The request was authorised by Poland's Interior Minister Mariusz Kamiński and shared on Twitter.
It came after violent scenes in Kuźnica on Tuesday when large groups of migrants, amassed on the Belarusian side of the border, pelted Polish forces with rocks and stun grenades, according to officials.
Border tensions
Meanwhile, the main makeshift migrant camp near Kuźnica has been cleared by Belarus, but migrants tried to breach the Polish border in other places overnight, the country's police chief told Polish Radio on Friday.
Polish police tweeted an aerial video of the deserted camp near Kuźnica, with extinguished fires and remnants of stick huts left behind, public broadcaster Polish Radio's IAR news agency reported.
Poland's Border Guard said on Friday it had recorded 255 illegal attempts to cross from Belarus over the past 24 hours. Since the start of the year, over 35,000 such attempts have been recorded, including 6,300 this month alone, the agency's data showed.
Stanisław Żaryn, the spokesman for Poland's security services, told Polish Radio on Friday that both the migrants and the Belarusian officials escorting them were becoming increasingly aggressive toward Polish border forces.
Stanisław Żaryn.
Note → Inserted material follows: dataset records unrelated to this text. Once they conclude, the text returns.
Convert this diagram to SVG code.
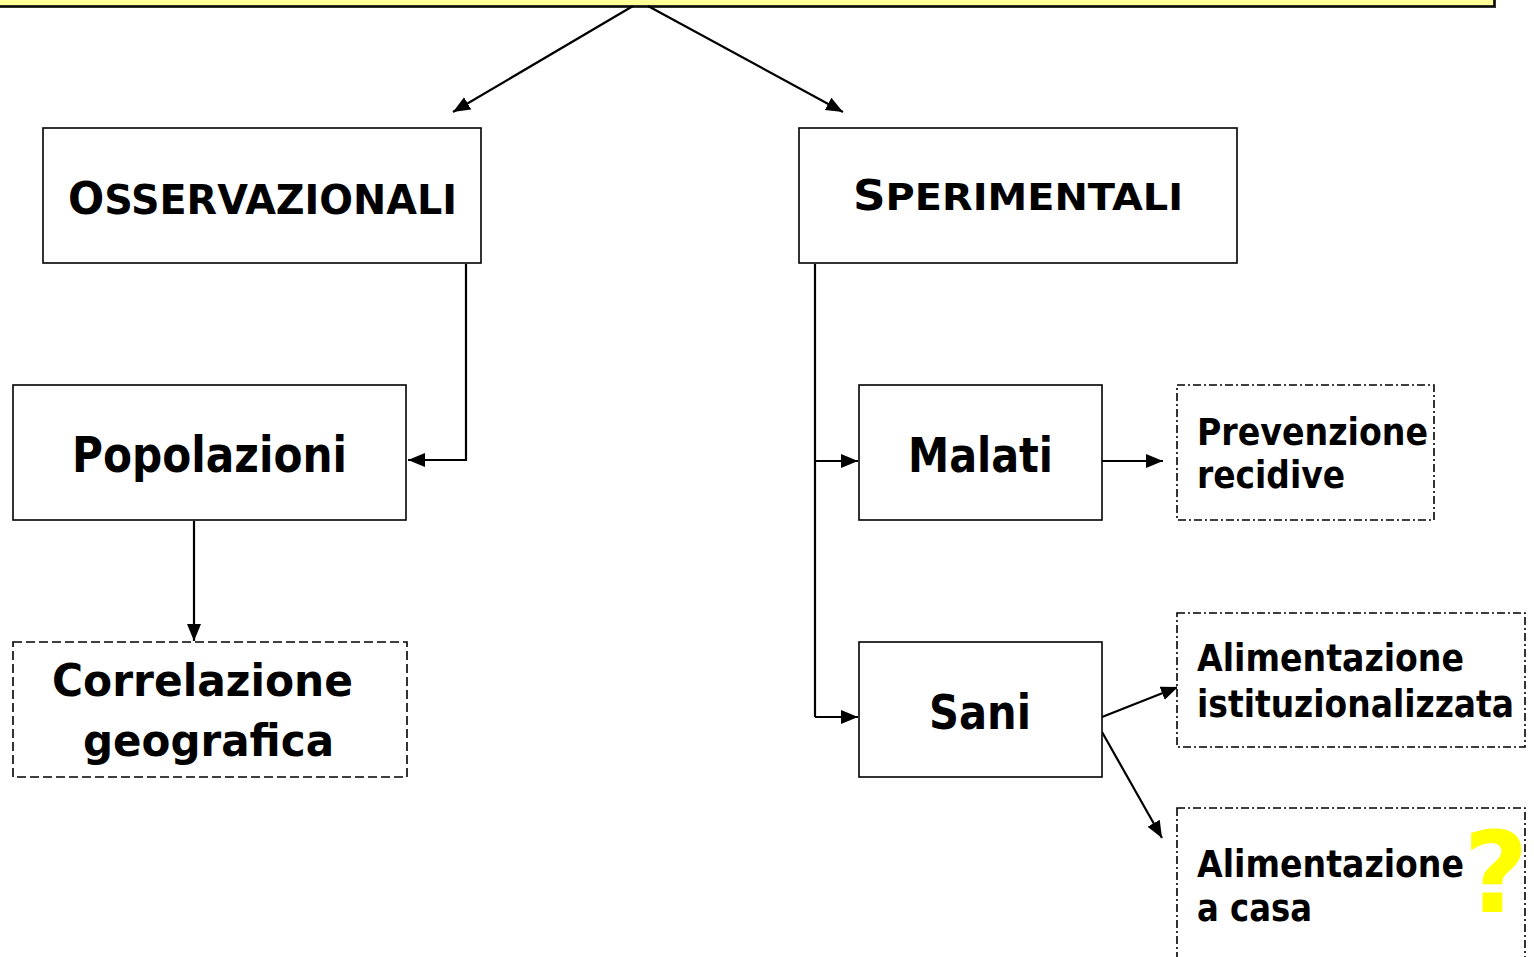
<svg xmlns="http://www.w3.org/2000/svg" width="1534" height="957" viewBox="0 0 1534 957">
<style>
.box{fill:#fff;stroke:#000;stroke-width:1.6}
.dash{fill:#fff;stroke:#000;stroke-width:1.6;stroke-dasharray:9 4}
.dashdot{fill:#fff;stroke:#000;stroke-width:1.6;stroke-dasharray:8 3 2 3}
.t{font-family:"DejaVu Sans","Verdana",sans-serif;font-weight:bold;fill:#000}
.c{fill:none;stroke:#000;stroke-width:2.2}
</style>
<defs>
<marker id="ah" markerUnits="userSpaceOnUse" markerWidth="20" markerHeight="16" refX="17" refY="7" orient="auto">
<path d="M0,0 L17,7 L0,14 z" fill="#000"/>
</marker>
</defs>
<g id="top">
<rect x="-8" y="-48" width="1504" height="56" fill="#333"/>
<rect x="-10" y="-50" width="1504" height="56" fill="#FFFF99" stroke="#000" stroke-width="1.6"/>
</g>
<g id="connectors">
<line class="c" x1="633" y1="6" x2="453" y2="112" marker-end="url(#ah)"/>
<line class="c" x1="648" y1="6" x2="843" y2="112" marker-end="url(#ah)"/>
<polyline class="c" points="466,264 466,460 408,460" marker-end="url(#ah)"/>
<line class="c" x1="194" y1="521" x2="194" y2="641" marker-end="url(#ah)"/>
<line class="c" x1="815" y1="264" x2="815" y2="717"/>
<line class="c" x1="815" y1="461" x2="858" y2="461" marker-end="url(#ah)"/>
<line class="c" x1="815" y1="717" x2="858" y2="717" marker-end="url(#ah)"/>
<line class="c" x1="1102" y1="461" x2="1163" y2="461" marker-end="url(#ah)"/>
<line class="c" x1="1102" y1="717" x2="1178" y2="687" marker-end="url(#ah)"/>
<line class="c" x1="1102" y1="732" x2="1162" y2="838" marker-end="url(#ah)"/>
</g>
<g id="osservazionali">
<rect class="box" x="43" y="128" width="438" height="135"/>
<text class="t" x="68" y="214" textLength="389" lengthAdjust="spacingAndGlyphs"><tspan font-size="44">O</tspan><tspan font-size="41">SSERVAZIONALI</tspan></text>
</g>
<g id="sperimentali">
<rect class="box" x="799" y="128" width="438" height="135"/>
<text class="t" x="853" y="210" textLength="330" lengthAdjust="spacingAndGlyphs"><tspan font-size="42">S</tspan><tspan font-size="37">PERIMENTALI</tspan></text>
</g>
<g id="popolazioni">
<rect class="box" x="13" y="385" width="393" height="135"/>
<text class="t" x="72" y="472" font-size="49" textLength="275" lengthAdjust="spacingAndGlyphs">Popolazioni</text>
</g>
<g id="correlazione">
<rect class="dash" x="13" y="642" width="394" height="135"/>
<text class="t" x="52" y="696" font-size="45" textLength="301" lengthAdjust="spacingAndGlyphs">Correlazione</text>
<text class="t" x="83" y="756" font-size="45" textLength="251" lengthAdjust="spacingAndGlyphs">geografica</text>
</g>
<g id="malati">
<rect class="box" x="859" y="385" width="243" height="135"/>
<text class="t" x="908" y="472" font-size="48" textLength="145" lengthAdjust="spacingAndGlyphs">Malati</text>
</g>
<g id="sani">
<rect class="box" x="859" y="642" width="243" height="135"/>
<text class="t" x="929" y="729" font-size="48" textLength="102" lengthAdjust="spacingAndGlyphs">Sani</text>
</g>
<g id="prevenzione">
<rect class="dashdot" x="1177" y="385" width="257" height="135"/>
<text class="t" x="1197" y="445" font-size="37" textLength="231" lengthAdjust="spacingAndGlyphs">Prevenzione</text>
<text class="t" x="1197" y="488" font-size="37" textLength="148" lengthAdjust="spacingAndGlyphs">recidive</text>
</g>
<g id="istituzionalizzata">
<rect class="dashdot" x="1177" y="613" width="348" height="134"/>
<text class="t" x="1197" y="671" font-size="37" textLength="267" lengthAdjust="spacingAndGlyphs">Alimentazione</text>
<text class="t" x="1197" y="717" font-size="37" textLength="317" lengthAdjust="spacingAndGlyphs">istituzionalizzata</text>
</g>
<g id="casa">
<rect class="dashdot" x="1177" y="808" width="348" height="160"/>
<text class="t" x="1197" y="877" font-size="37" textLength="267" lengthAdjust="spacingAndGlyphs">Alimentazione</text>
<text class="t" x="1197" y="921" font-size="37" textLength="115" lengthAdjust="spacingAndGlyphs">a casa</text>
<text class="t" x="1496" y="912" font-size="112" text-anchor="middle" style="fill:#FFFF00">?</text>
</g>
</svg>
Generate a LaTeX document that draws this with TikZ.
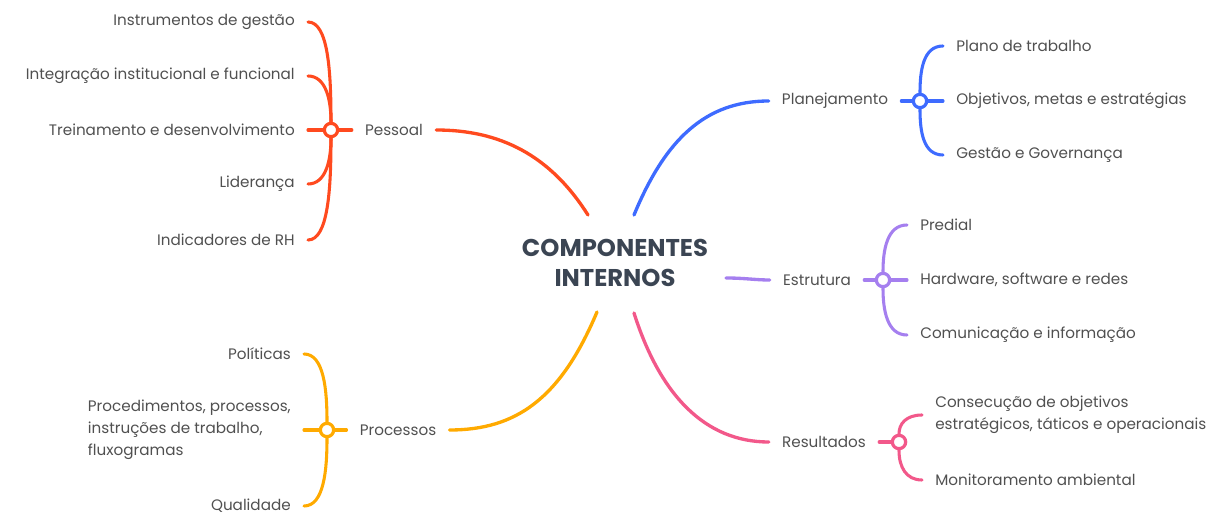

Photo: Polish Radio
Two latest large-scale attempts to cross into Poland happened late on Thursday, the Border Guard reported.
First, some 500 migrants tried to force their way through near the village of Dubicze Cerkiewne.
"These people were aggressive, throwing stones and tree branches," the agency's spokeswoman, Anna Michalska, told reporters.
The migrants were being assisted by Belarusian officials, who used lasers and tear gas, "injuring four Polish soldiers," she said.
After Polish forces repelled the attack, "Belarusian trucks took some of the migrants away," while others "could still be encamped" in the nearby woods, Michalska added.
Then, at around 10 p.m. on Thursday, some 50 immigrants broke into Polish territory near the village of Mielniki, the Border Guard reported.
But "this group was detained and turned back, with the exception of an Iraqi family, a man, his pregnant wife and three children, who received first aid at our premises," Michalska said.
She added that the Iraqi family had been taken to a guarded facility where they could apply for international protection. The father of the family said he would like to stay and work in Poland, Michalska told the media.
Anna Michalska, spokeswoman for the Polish Border Guard. Photo: PAP/Wojciech Olkuśnik
Migrant crisis
The months-long migrant crisis on the Polish-Belarusian border has escalated in recent days, with Poland, the European Union and its member states, as well as NATO and the United States accusing Belarusian leader Alexander Lukashenko of orchestrating the standoff in retaliation for Western sanctions against his regime.
Lukashenko has denied luring vulnerable people, including Kurds from the Middle East, with the false promise of easy access to the EU and sending them across the bloc's border.
Polish lawmakers on Wednesday backed a government plan to strengthen the country's borders amid the migrant crisis on its frontier with Belarus.
Prosecutors this week opened an investigation into an attack on Polish border guards, police officers and soldiers staged from across the border with Belarus by rock-throwing assailants, Poland's police chief told reporters.